Adding/changing error handling in the Arduino environment is likely to be discussion provoking.
I understand this and that's why I've written a post with description of how it works to supply food for discussion. Looks like it was not enough.
I think there is a general resistance to implementing large parts of a C++ runtime library, for example.
I understand this resistance very much. Good implementation of stdlib needs a lot of effort. I can say, that even taking uClibc++ is not a very good choice: it provides quite good realization for basic algorithms, but it has some issues with containers and lacks some optimizations which gnu libstdc++ has, because they were not available when uClibc++ was developed.

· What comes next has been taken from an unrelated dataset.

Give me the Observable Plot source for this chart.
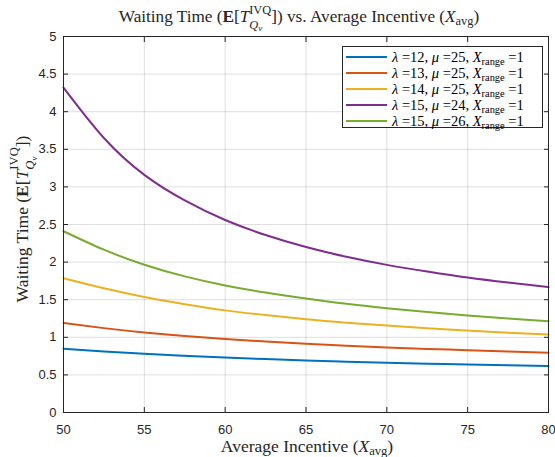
<!DOCTYPE html>
<html>
<head>
<meta charset="utf-8">
<script src="https://cdn.jsdelivr.net/npm/d3@7"></script>
<script src="https://cdn.jsdelivr.net/npm/@observablehq/plot@0.6"></script>
<style>
  html, body { margin: 0; padding: 0; background: #fff; }
  #wrap { position: relative; width: 555px; height: 457px; overflow: hidden; }
  .tx { position: absolute; font-family: "Liberation Serif", "DejaVu Serif", serif; color: #262626; white-space: nowrap; line-height: 1.2; }
  .it { font-style: italic; }
  .bf { font-weight: bold; }
  .ss { display: inline-block; vertical-align: middle; line-height: 1; text-align: left; position: relative; }
  .ss .up { display: block; font-size: 0.72em; position: relative; top: -0.2em; }
  .ss .dn { display: block; font-size: 0.72em; position: relative; top: 0.05em; }
  sub { font-size: 0.72em; vertical-align: -0.25em; line-height: 0; }
  #legend { position: absolute; background: #fff; border: 1px solid #262626; box-sizing: border-box; }
  #legend .row { position: absolute; left: 0; height: 16px; display: flex; align-items: center; }
  #legend .sw { width: 41px; height: 2px; margin-left: 3px; margin-right: 5px; }
  #legend .lt { font-family: "Liberation Serif", "DejaVu Serif", serif; font-size: 14.5px; color: #000; white-space: nowrap; }
</style>
</head>
<body>
<div id="wrap"></div>
<script>
// ---- data ----
const xValues = [50, 52.5, 55, 57.5, 60, 62.5, 65, 67.5, 70, 72.5, 75, 77.5, 80];
const seriesLabels = ["λ12μ25", "λ13μ25", "λ14μ25", "λ15μ24", "λ15μ26"];
const lambdas = [12, 13, 14, 15, 15];
const mus = [25, 25, 25, 24, 26];
const xRange = 1;
const s1 = [0.848, 0.812, 0.780, 0.754, 0.730, 0.710, 0.692, 0.676, 0.662, 0.649, 0.638, 0.628, 0.620];
const s2 = [1.190, 1.122, 1.064, 1.017, 0.978, 0.944, 0.915, 0.889, 0.866, 0.846, 0.828, 0.811, 0.795];
const s3 = [1.786, 1.652, 1.536, 1.440, 1.358, 1.295, 1.240, 1.195, 1.156, 1.120, 1.090, 1.062, 1.037];
const s4 = [4.32, 3.65, 3.16, 2.82, 2.56, 2.36, 2.20, 2.07, 1.963, 1.875, 1.795, 1.728, 1.667];
const s5 = [2.41, 2.165, 1.965, 1.81, 1.69, 1.595, 1.515, 1.445, 1.387, 1.335, 1.29, 1.25, 1.214];
const seriesValues = [s1, s2, s3, s4, s5];
const colors = ["#0072BD", "#D95319", "#EDB120", "#7E2F8E", "#77AC30"];
const xTicks = [50, 55, 60, 65, 70, 75, 80];
const yTicks = [0, 0.5, 1, 1.5, 2, 2.5, 3, 3.5, 4, 4.5, 5];

const rows = [];
seriesValues.forEach((vals, i) => vals.forEach((v, j) => rows.push({x: xValues[j], y: v, s: seriesLabels[i]})));

const W = 555, H = 457;
const chart = Plot.plot({
  width: W, height: H,
  marginLeft: 63, marginRight: 7, marginTop: 36, marginBottom: 45,
  style: {fontFamily: "'Liberation Sans', Arial, sans-serif", fontSize: "13px", color: "#262626", background: "#fff"},
  x: {domain: [50, 80]},
  y: {domain: [0, 5]},
  color: {domain: seriesLabels, range: colors},
  marks: [
    Plot.gridX(xTicks, {stroke: "#262626", strokeOpacity: 0.15, strokeWidth: 1}),
    Plot.gridY(yTicks, {stroke: "#262626", strokeOpacity: 0.15, strokeWidth: 1}),
    Plot.line(rows, {x: "x", y: "y", stroke: "s", z: "s", strokeWidth: 2, curve: "natural"}),
    Plot.axisX(xTicks, {anchor: "bottom", tickSize: 0, tickPadding: 12, label: null, tickFormat: d => String(d), fontSize: 13}),
    Plot.axisY(yTicks, {anchor: "left", tickSize: 0, tickPadding: 7, label: null, tickFormat: d => String(d), fontSize: 13}),
    Plot.axisX(xTicks, {anchor: "bottom", tickSize: -5, label: null, tickFormat: () => "", stroke: "#262626"}),
    Plot.axisX(xTicks, {anchor: "top", tickSize: -5, label: null, tickFormat: () => "", stroke: "#262626"}),
    Plot.axisY(yTicks, {anchor: "left", tickSize: -5, label: null, tickFormat: () => "", stroke: "#262626"}),
    Plot.axisY(yTicks, {anchor: "right", tickSize: -5, label: null, tickFormat: () => "", stroke: "#262626"}),
    Plot.frame({stroke: "#262626", strokeWidth: 1})
  ]
});
const wrap = document.getElementById("wrap");
wrap.appendChild(chart);

function addText(html, css) {
  const d = document.createElement("div");
  d.className = "tx";
  d.innerHTML = html;
  Object.assign(d.style, css);
  wrap.appendChild(d);
  return d;
}
const TQ = '<span class="it">T</span><span class="ss"><span class="up">IVQ</span><span class="dn"><span class="it">Q</span><sub class="it">v</sub></span></span>';
// title
addText('Waiting Time (<span class="bf">E</span>[' + TQ + ']) vs. Average Incentive (<span class="it">X</span><sub>avg</sub>)',
  {left: "299px", top: "18px", fontSize: "17.2px", transform: "translate(-50%,-50%)"});
// x label
addText('Average Incentive (<span class="it">X</span><sub>avg</sub>)',
  {left: "307px", top: "447px", fontSize: "17.5px", lineHeight: "1", transform: "translate(-50%,-50%)"});
// y label
addText('Waiting Time (<span class="bf">E</span>[' + TQ + '])',
  {left: "24px", top: "219px", fontSize: "17.5px", transform: "translate(-50%,-50%) rotate(-90deg)"});

// legend
const lg = document.createElement("div");
lg.id = "legend";
Object.assign(lg.style, {left: "342px", top: "46px", width: "201px", height: "82px"});
seriesLabels.forEach((s, i) => {
  const r = document.createElement("div");
  r.className = "row";
  r.style.top = (2 + i * 16) + "px";
  r.innerHTML = '<div class="sw" style="background:' + colors[i] + '"></div>' +
    '<span class="lt"><span class="it">λ</span> =' + lambdas[i] + ', <span class="it">μ</span> =' + mus[i] +
    ', <span class="it">X</span><sub>range</sub> =' + xRange + '</span>';
  lg.appendChild(r);
});
wrap.appendChild(lg);
</script>
</body>
</html>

That's why my pull request for ABI implementation uses abort() instead of std::terminate. And there is another pull request, which relies on presence of STL and uses std::terminate in ABI implementation. And it still uses small part of standard library, which does not require much effort to implement.
1) Discuss the issue on "developers."
2) Create an "issue" at
http://code.google.com/p/arduino/issues/3) submit diffs via the issue (so other people could apply it before it is accepted to the official code), and/or via pull request (also somewhat depending on overall complexity of the patch.)
I've made changes without discussion because I needed them myself. Pull requests on github and posts here serve for two purposes: backup copy of my changes and to give other people possibility to use them.
Fighting "management" to get new ideas accepted is certainly one of the less pleasant parts of software development :-(
I understand this but I don't really need these changes to be accepted. Right now I'm working on eliminating/separating usage of arduino libraries from my project because I need it to run on other hardware.
To set your expectations, changes are typically accepted to Arduino typically happen on the time scale of months, not days or weeks. Yeah, it's slow.
Purpose of these posts was to bring some attention and provoke discussion. When there is no answers it is impossible to say if anybody has noticed pull requests. Arduino team may think on suggested patches or may not think on them for any amount of time. But if you have any additions/objections/considerations about suggested patches I would be glad to discuss them.